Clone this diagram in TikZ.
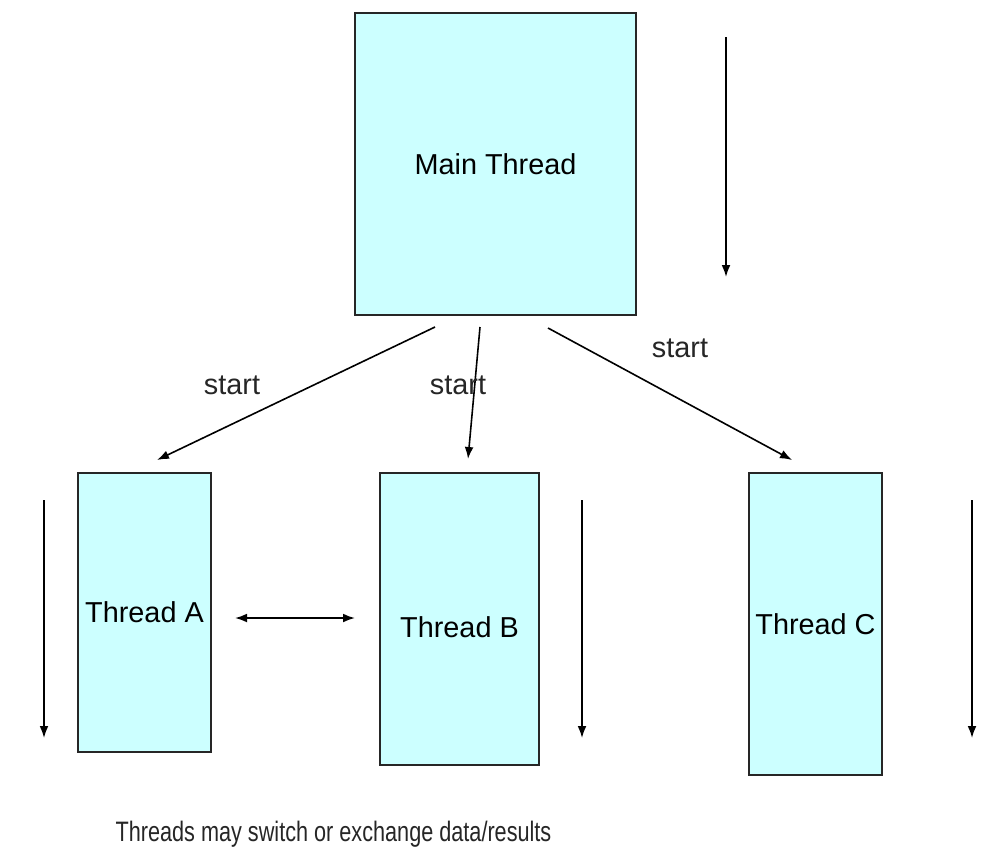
\documentclass[tikz,border=0pt]{standalone}
\usepackage{fontspec}
\setmainfont{Liberation Sans}
\usetikzlibrary{arrows.meta}
\definecolor{threadcyan}{RGB}{204,255,255}

\begin{document}
\begin{tikzpicture}[x=0.025cm, y=-0.025cm]
						\tikzstyle{threadbox}=[fill=threadcyan, draw=black!85, line width=.45mm, rectangle, inner sep=0pt, font=\fontsize{20.5}{24}\selectfont]
						\tikzstyle{flow}=[line width=.4mm, -{Latex[length=3mm,width=2.2mm]}]
						\tikzstyle{lbl}=[font=\fontsize{20.5}{24}\selectfont, text=black!85]
						\useasboundingbox (0,0) rectangle (984,851);
						\path (495.5,164) node[threadbox, minimum width=7.025cm, minimum height=7.55cm] (main) {Main Thread};
	    					\path (144.5,612.5) node[threadbox, minimum width=3.325cm, minimum height=6.975cm] (ta) {Thread A};
	    					\path (459.5,619) node[threadbox, minimum width=3.975cm, minimum height=7.3cm, text height=0.95cm] (tb) {Thread B};
	    					\path (815.5,624) node[threadbox, minimum width=3.325cm, minimum height=7.55cm] (tc) {Thread C};
	    					% start arrows
	    					\coordinate (sa) at (435,327);  \coordinate (ea) at (157,460);
	    					\coordinate (sb) at (480,327);  \coordinate (eb) at (468,459);
	    					\coordinate (sc) at (548,328);  \coordinate (ec) at (792,460);
		    				\draw[flow] (sa) -- (ea);
		    				\draw[flow] (sb) -- (eb);
		    				\draw[flow] (sc) -- (ec);
		    				\path (232,385) node[lbl] (la) {start};
		    				\path (458,385) node[lbl] (lb) {start};
		    				\path (680,348) node[lbl] (lc) {start};
		    				% time lines
		    				\coordinate (mt) at (726,37);  \coordinate (mb) at (726,277);
		    				\coordinate (at) at (44,500);  \coordinate (ab) at (44,738);
		    				\coordinate (bt) at (582,500); \coordinate (bb) at (582,738);
		    				\coordinate (ct) at (972,500); \coordinate (cb) at (972,738);
		    				\draw[flow] (mt) -- (mb);
		    				\draw[flow] (at) -- (ab);
		    				\draw[flow] (bt) -- (bb);
		    				\draw[flow] (ct) -- (cb);
		    				% exchange
		    				\coordinate (xl) at (235,618); \coordinate (xr) at (355,618);
		    				\draw[flow, {Latex[length=3mm,width=2.2mm]}-{Latex[length=3mm,width=2.2mm]}] (xl) -- (xr);
		    				\path (333.5,834) node[lbl, font=\fontsize{20}{24}\selectfont] (note) {\scalebox{0.77}[1]{Threads may switch or exchange data/results}};
		    	\end{tikzpicture}
\end{document}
■ ■ ■ ■ ■ ■ ■
**TASK BRIEF**.
Omit every picture, then repeat the remaining data exactly as it appears above.

**SOLUTION FOR THIS EXERCISE**.
Clone this diagram in TikZ.
\documentclass[tikz,border=0pt]{standalone}
\usepackage{fontspec}
\setmainfont{Liberation Sans}
\usetikzlibrary{arrows.meta}
\definecolor{threadcyan}{RGB}{204,255,255}

\begin{document}
\begin{tikzpicture}[x=0.025cm, y=-0.025cm]
						\tikzstyle{threadbox}=[fill=threadcyan, draw=black!85, line width=.45mm, rectangle, inner sep=0pt, font=\fontsize{20.5}{24}\selectfont]
						\tikzstyle{flow}=[line width=.4mm, -{Latex[length=3mm,width=2.2mm]}]
						\tikzstyle{lbl}=[font=\fontsize{20.5}{24}\selectfont, text=black!85]
						\useasboundingbox (0,0) rectangle (984,851);
						\path (495.5,164) node[threadbox, minimum width=7.025cm, minimum height=7.55cm] (main) {Main Thread};
	    					\path (144.5,612.5) node[threadbox, minimum width=3.325cm, minimum height=6.975cm] (ta) {Thread A};
	    					\path (459.5,619) node[threadbox, minimum width=3.975cm, minimum height=7.3cm, text height=0.95cm] (tb) {Thread B};
	    					\path (815.5,624) node[threadbox, minimum width=3.325cm, minimum height=7.55cm] (tc) {Thread C};
	    					% start arrows
	    					\coordinate (sa) at (435,327);  \coordinate (ea) at (157,460);
	    					\coordinate (sb) at (480,327);  \coordinate (eb) at (468,459);
	    					\coordinate (sc) at (548,328);  \coordinate (ec) at (792,460);
		    				\draw[flow] (sa) -- (ea);
		    				\draw[flow] (sb) -- (eb);
		    				\draw[flow] (sc) -- (ec);
		    				\path (232,385) node[lbl] (la) {start};
		    				\path (458,385) node[lbl] (lb) {start};
		    				\path (680,348) node[lbl] (lc) {start};
		    				% time lines
		    				\coordinate (mt) at (726,37);  \coordinate (mb) at (726,277);
		    				\coordinate (at) at (44,500);  \coordinate (ab) at (44,738);
		    				\coordinate (bt) at (582,500); \coordinate (bb) at (582,738);
		    				\coordinate (ct) at (972,500); \coordinate (cb) at (972,738);
		    				\draw[flow] (mt) -- (mb);
		    				\draw[flow] (at) -- (ab);
		    				\draw[flow] (bt) -- (bb);
		    				\draw[flow] (ct) -- (cb);
		    				% exchange
		    				\coordinate (xl) at (235,618); \coordinate (xr) at (355,618);
		    				\draw[flow, {Latex[length=3mm,width=2.2mm]}-{Latex[length=3mm,width=2.2mm]}] (xl) -- (xr);
		    				\path (333.5,834) node[lbl, font=\fontsize{20}{24}\selectfont] (note) {\scalebox{0.77}[1]{Threads may switch or exchange data/results}};
		    	\end{tikzpicture}
\end{document}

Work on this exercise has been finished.